Design professionals and contractors have very different temperaments. Generally, the contractor is willing to take on more business risk; the uncertainties of the construction process foist more risk on the constructor. Constructors generally have higher profit margins. Design firms on the other hand are service providers; generally there is lower risk as a service provider and lower profit margins. With owners increasingly relying on design-build as a procurement process, design firms (especially larger firms) are increasingly looking at assuming responsibility for construction as well as design. Taking responsibility for construction is not for the faint of heart. Owners want constructors to furnish performance and payment bonds in the event that the constructor is unable to complete the job. A surety will issue the bond; if the constructor fails then the surety will step in and complete the job. One of the key challenges that design firms have is their weak bonding capacity. Sureties look at the following indicators when evaluating firms who want to establish a surety line.
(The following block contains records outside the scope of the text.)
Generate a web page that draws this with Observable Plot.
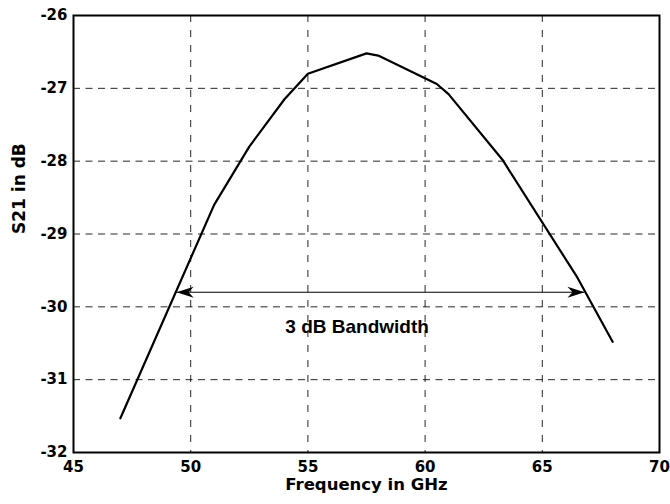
<!DOCTYPE html>
<html>
<head>
<meta charset="utf-8">
<script src="https://cdn.jsdelivr.net/npm/d3@7"></script>
<script src="https://cdn.jsdelivr.net/npm/@observablehq/plot@0.6"></script>
<style>
  html, body { margin: 0; padding: 0; background: #fff; }
</style>
</head>
<body>
<script>
// Measured transmission S21 across the band
const freq = [47, 51, 52.5, 54, 55, 57.5, 58, 60.5, 61, 63.3, 66.5, 68];
const s21 = [-31.53, -28.6, -27.8, -27.15, -26.8, -26.52, -26.55, -26.94, -27.08, -27.98, -29.6, -30.48];

// Axis ticks
const xTicks = [45, 50, 55, 60, 65, 70];
const yTicks = [-32, -31, -30, -29, -28, -27, -26];

// 3 dB bandwidth annotation
const bandLevel = -29.8;
const bandStart = 49.4;
const bandEnd = 66.8;
const bandLabel = "3 dB Bandwidth";
const bandLabelX = 57.1;
const bandLabelY = -30.28;

const curve = freq.map((f, i) => ({f, s: s21[i]}));
const heads = [
  {x: bandStart, y: bandLevel, angle: 180},
  {x: bandEnd, y: bandLevel, angle: 0}
];

// Barbed arrowhead with its tip at the origin, pointing right
const arrowHead = {
  draw(context) {
    context.moveTo(0, 0);
    context.lineTo(-17, -5.5);
    context.lineTo(-12, 0);
    context.lineTo(-17, 5.5);
    context.closePath();
  }
};

const axisFont = "DejaVu Sans, Arial, sans-serif";

const chart = Plot.plot({
  width: 670,
  height: 504,
  marginLeft: 73,
  marginRight: 11,
  marginTop: 15,
  marginBottom: 52,
  style: {fontFamily: axisFont, fontWeight: "bold", fontSize: "15px", color: "#000", background: "#fff"},
  x: {domain: [45, 70]},
  y: {domain: [-32, -26]},
  marks: [
    Plot.gridX(xTicks, {stroke: "#000", strokeOpacity: 0.85, strokeDasharray: "7,8"}),
    Plot.gridY(yTicks, {stroke: "#000", strokeOpacity: 0.85, strokeDasharray: "7,5.5"}),
    Plot.axisX(xTicks, {tickSize: 0, tickPadding: 9, tickFormat: d => String(d), label: null, fontSize: 15}),
    Plot.axisY(yTicks, {tickSize: 0, tickPadding: 6, tickFormat: d => String(d), label: null, fontSize: 15}),
    Plot.line(curve, {x: "f", y: "s", stroke: "#000", strokeWidth: 2.2}),
    Plot.link([{x1: bandStart, x2: bandEnd, y: bandLevel}], {x1: "x1", x2: "x2", y1: "y", y2: "y", stroke: "#000", strokeWidth: 1.2}),
    Plot.dot(heads, {x: "x", y: "y", rotate: "angle", symbol: arrowHead, fill: "#000", stroke: "none", r: 5}),
    Plot.text([bandLabel], {x: bandLabelX, y: bandLabelY, text: d => d, fontFamily: "Arial, Liberation Sans, sans-serif", fontWeight: "bold", fontSize: 19, fill: "#000"}),
    Plot.text(["Frequency in GHz"], {frameAnchor: "bottom", dy: 37, text: d => d, fontSize: 16.5, fill: "#000"}),
    Plot.text(["S21 in dB"], {frameAnchor: "left", dx: -54, rotate: -90, text: d => d, fontSize: 17, fill: "#000"}),
    Plot.frame({stroke: "#000", strokeWidth: 2})
  ]
});

document.body.appendChild(chart);
</script>
</body>
</html>
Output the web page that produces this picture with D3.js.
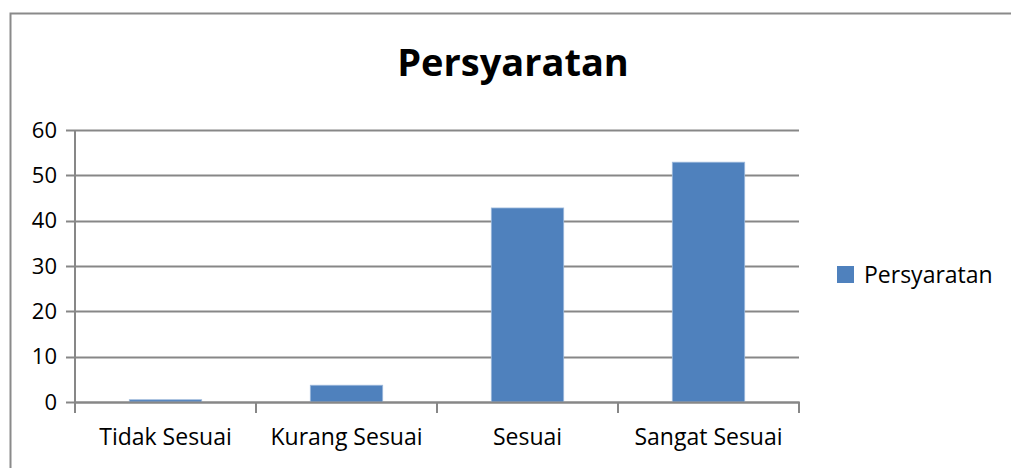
<!DOCTYPE html>
<html>
<head>
<meta charset="utf-8">
<script src="https://cdn.jsdelivr.net/npm/d3@7/dist/d3.min.js"></script>
<style>
  body { margin: 0; background: #fff; }
  text { font-family: "Open Sans", sans-serif; fill: #000; }
</style>
</head>
<body>
<div id="chart"></div>
<script>
// data
const categories = ["Tidak Sesuai", "Kurang Sesuai", "Sesuai", "Sangat Sesuai"];
const values = [0.5, 3.7, 42.8, 52.9];
const yTicks = [0, 10, 20, 30, 40, 50, 60];
const seriesName = "Persyaratan";
const chartTitle = "Persyaratan";

const W = 1011, H = 468;
const plot = { left: 75, right: 799, top: 130, bottom: 402 };

const svg = d3.select("#chart").append("svg")
    .attr("width", W)
    .attr("height", H);

// chart area frame with a soft shadow
svg.append("rect")
    .attr("x", 13).attr("y", 16)
    .attr("width", W).attr("height", H)
    .attr("fill", "none")
    .attr("stroke", "#e4e4e4")
    .attr("stroke-width", 3);
svg.append("rect")
    .attr("x", 10.5).attr("y", 13.5)
    .attr("width", W).attr("height", H)
    .attr("fill", "#fff")
    .attr("stroke", "#8a8a8a")
    .attr("stroke-width", 2);

// title
svg.append("text")
    .attr("x", 513)
    .attr("y", 76)
    .attr("text-anchor", "middle")
    .style("font-size", "38px")
    .style("font-weight", "bold")
    .style("fill", "#000")
    .text(chartTitle);

const x = d3.scaleBand()
    .domain(categories)
    .range([plot.left, plot.right])
    .paddingInner(0.6)
    .paddingOuter(0.3);

const xEdge = d3.scaleLinear()
    .domain([0, categories.length])
    .range([plot.left, plot.right]);

const y = d3.scaleLinear()
    .domain([0, 60])
    .range([plot.bottom, plot.top]);

// gridlines
svg.append("g")
    .selectAll("line")
    .data(yTicks)
    .join("line")
    .attr("x1", plot.left - 9)
    .attr("x2", plot.right)
    .attr("y1", d => Math.round(y(d)) + 0.5)
    .attr("y2", d => Math.round(y(d)) + 0.5)
    .attr("stroke", "#878787")
    .attr("stroke-width", 2);

// bars
svg.append("g")
    .selectAll("rect")
    .data(values)
    .join("rect")
    .attr("x", (d, i) => x(categories[i]))
    .attr("y", d => y(d))
    .attr("width", x.bandwidth())
    .attr("height", d => plot.bottom - y(d))
    .attr("fill", "#4f81bd")
    .attr("stroke", "#9db9dc")
    .attr("stroke-width", 0.8);

// y axis
const yAxis = d3.axisLeft(y)
    .tickValues(yTicks)
    .tickSize(0)
    .tickPadding(18);

const gy = svg.append("g")
    .attr("transform", `translate(${plot.left},0)`)
    .call(yAxis);
gy.select(".domain").remove();
gy.selectAll("text")
    .style("font-size", "22px")
    .style("font-family", "'Open Sans', sans-serif")
    .style("fill", "#000");

svg.append("line")
    .attr("x1", plot.left).attr("x2", plot.left)
    .attr("y1", plot.top).attr("y2", plot.bottom + 11)
    .attr("stroke", "#878787")
    .attr("stroke-width", 2);

// x axis line and category separators
svg.append("line")
    .attr("x1", plot.left).attr("x2", plot.right + 1)
    .attr("y1", plot.bottom + 0.5).attr("y2", plot.bottom + 0.5)
    .attr("stroke", "#878787")
    .attr("stroke-width", 2);

svg.append("g")
    .selectAll("line")
    .data(d3.range(1, categories.length + 1))
    .join("line")
    .attr("x1", d => xEdge(d))
    .attr("x2", d => xEdge(d))
    .attr("y1", plot.bottom)
    .attr("y2", plot.bottom + 11)
    .attr("stroke", "#878787")
    .attr("stroke-width", 2);

const xAxis = d3.axisBottom(x).tickSize(0).tickPadding(27);
const gx = svg.append("g")
    .attr("transform", `translate(0,${plot.bottom})`)
    .call(xAxis);
gx.select(".domain").remove();
gx.selectAll("text")
    .style("font-size", "23px")
    .style("font-family", "'Open Sans', sans-serif")
    .style("fill", "#000");

// legend
const legend = svg.append("g").attr("transform", "translate(837,266)");
legend.append("rect")
    .attr("width", 17).attr("height", 17)
    .attr("fill", "#4f81bd");
legend.append("text")
    .attr("x", 27)
    .attr("y", 17)
    .style("font-size", "23px")
    .text(seriesName);
</script>
</body>
</html>
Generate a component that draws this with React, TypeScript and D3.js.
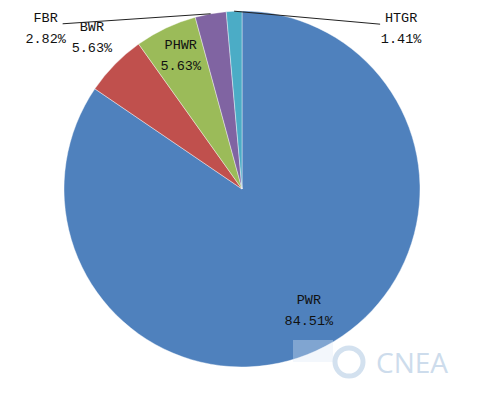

- Profitability – A firm that is losing money is a red flag to a surety. Controlling overhead costs and decreasing bonuses are two ways that a firm can improve profitability.
- Net worth and working capital – Sureties look closely at a firms net worth. If the firm fails to complete its obligations, the surety will try to recover its outlay from the firm’s assets as much as possible. Aged receivables and inventory are discounted as assets because it is unlikely that the surety can use these assets if the firm were to go under.
- Cash flow – Most constructors fail because of poor cash flow. A history of good cash flow management shows that you have an excellent handle on the finances of your business.
These are just some of the important metrics that a surety will look at to determine whether or not they are willing to issue a bond.